Bi-directional Uyghur-Chinese Neural Machine Translation with Marked Syllables
Hasan Wumaier, Sirajahmat Ruzmamat, Xireaili Hairela, LIU Wenqi, Tuergen Yibulayin, WANG Liejun, Wayit Abulizi
1.College of Information Science and Engineering, Xinjiang University, Urumqi 830046, China
2.Xinjiang Laboratory of Multi-language Information Technology, Xinjiang University, Urumqi 830046, China
3.School of Software, Xinjiang University, Urumqi 830091, China
In recent years, neural networks have become the mainstream methods used in machine translation, but in the field of low-resource machine translation, parallel corpus shortage and data sparseness remain great challenges.
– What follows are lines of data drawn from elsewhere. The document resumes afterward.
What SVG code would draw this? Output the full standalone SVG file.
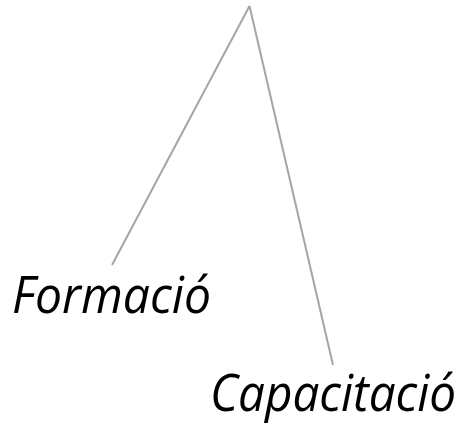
<svg xmlns="http://www.w3.org/2000/svg" width="465" height="424" viewBox="0 0 465 424">
<style>
.c{stroke:#a5a5a5;stroke-width:2;fill:none}
.t{font-family:"Open Sans","Liberation Sans",sans-serif;font-style:italic;font-size:52px;fill:#000}
</style>
<rect width="465" height="424" fill="#fff"/>
<g id="connectors">
<line class="c" x1="249.5" y1="6" x2="112" y2="265"/>
<line class="c" x1="249.5" y1="6" x2="333" y2="365"/>
</g>
<g id="node-formacio"><text class="t" x="12" y="313" textLength="199" lengthAdjust="spacingAndGlyphs">Formació</text></g>
<g id="node-capacitacio"><text class="t" x="210" y="411" textLength="246" lengthAdjust="spacingAndGlyphs">Capacitació</text></g>
</svg>
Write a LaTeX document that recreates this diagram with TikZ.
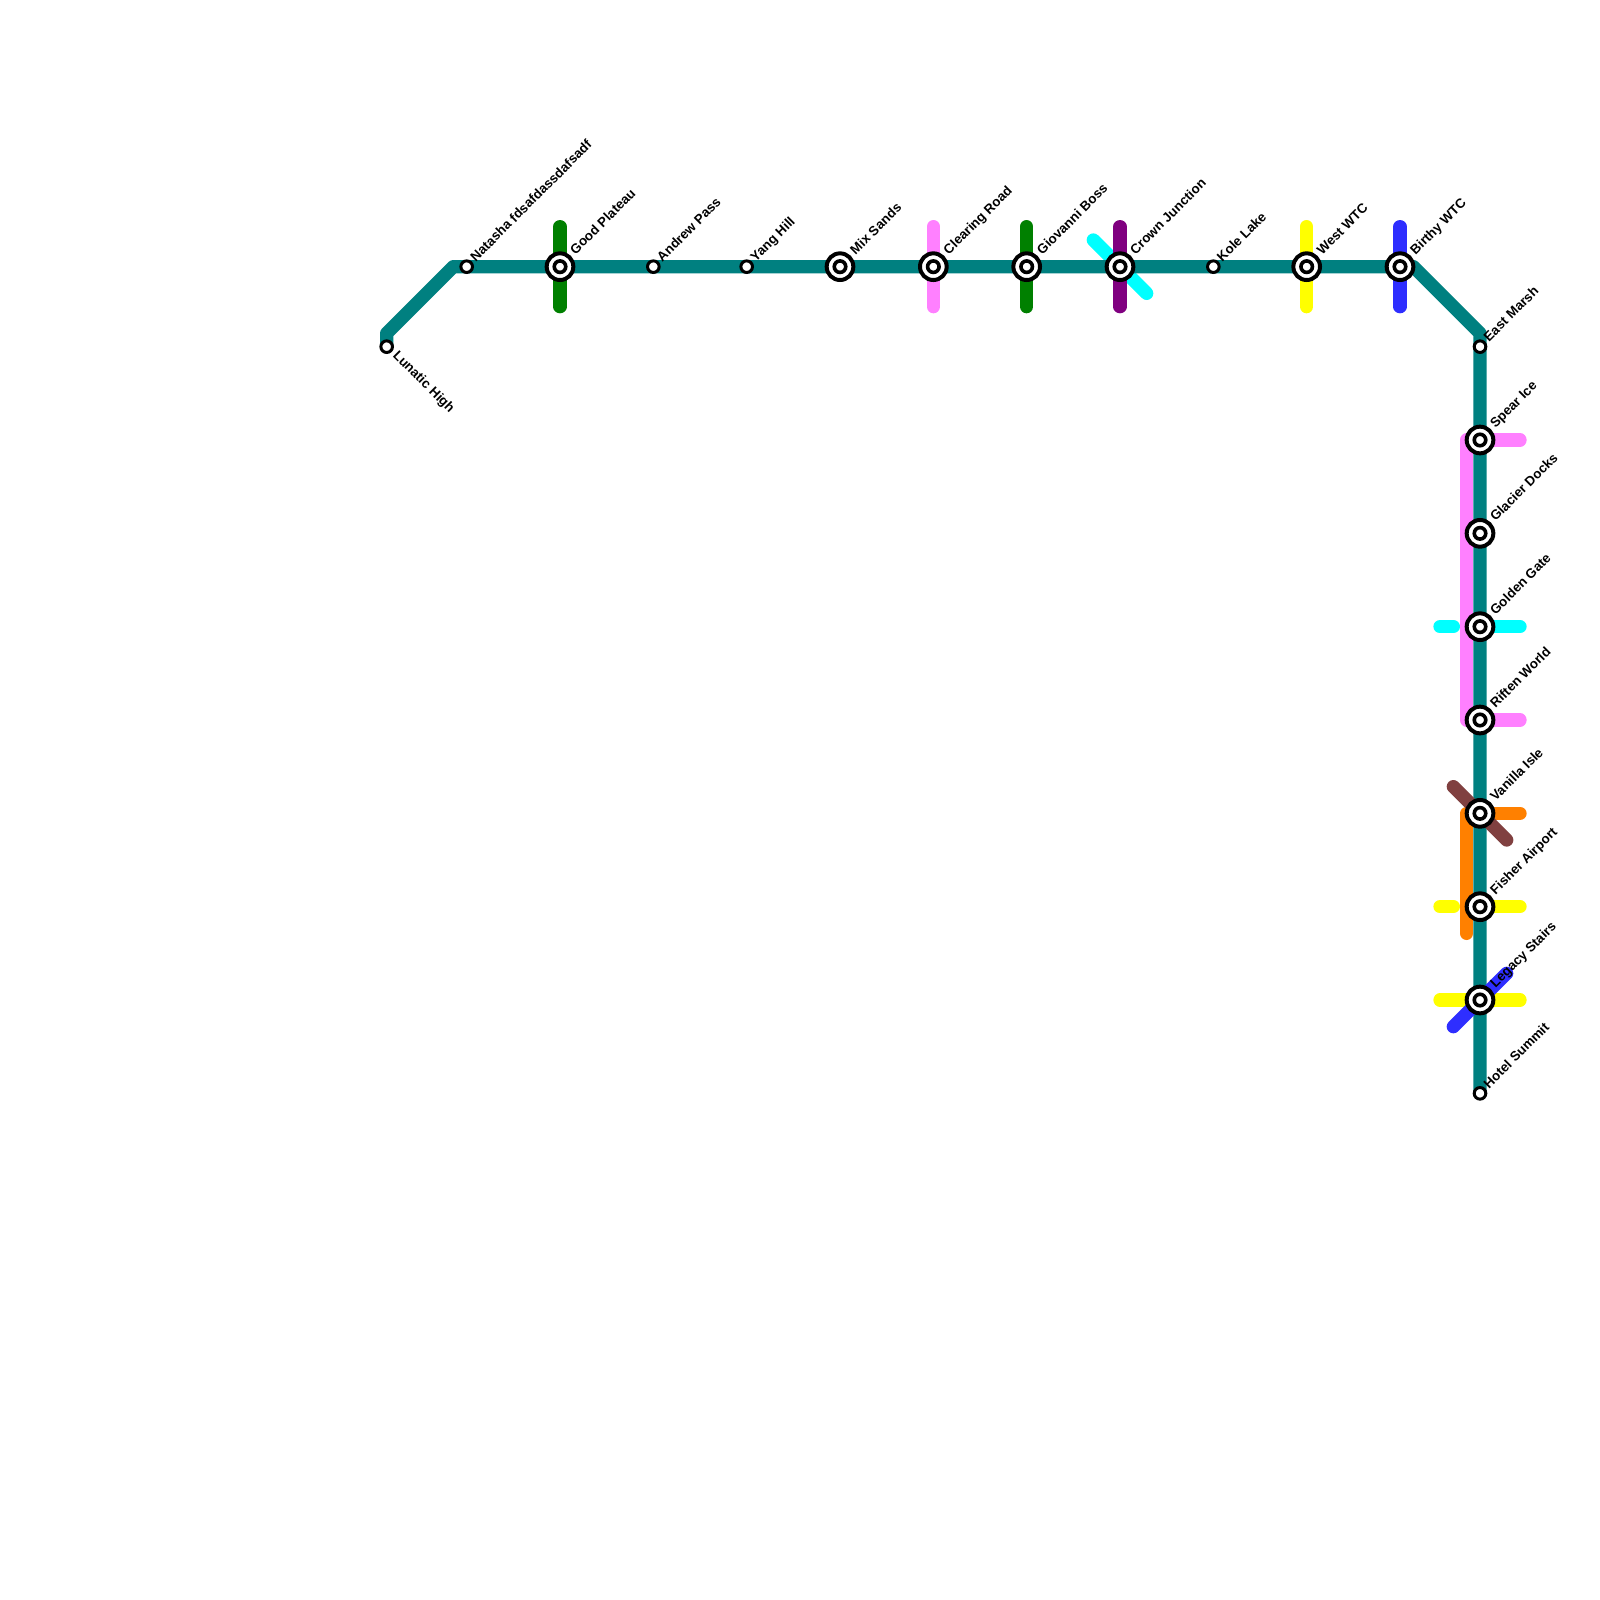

Aiming at the problem of data sparseness caused by insufficient Uyghur-Chinese parallel corpus and complex Uyghur morphology, this paper proposes a neural network method, which is based on the syllable characteristics of Uyghur language, cutting words into syllables, and incorporating the idea of BME(Begin, Middle, End) markup. Compared to the word level and the BPE level, the proposed method improves 7.39 and 3.04 BLEU values respectively in Uyghur-Chinese machine translation tasks, and 5.82 and 3.09 BLEU values respectively in Chinese-Uyghur machine translation. It indicates that under the condition of insufficient parallel corpus, this method can effectively improve the quality of Uyghur-Chinese machine translation.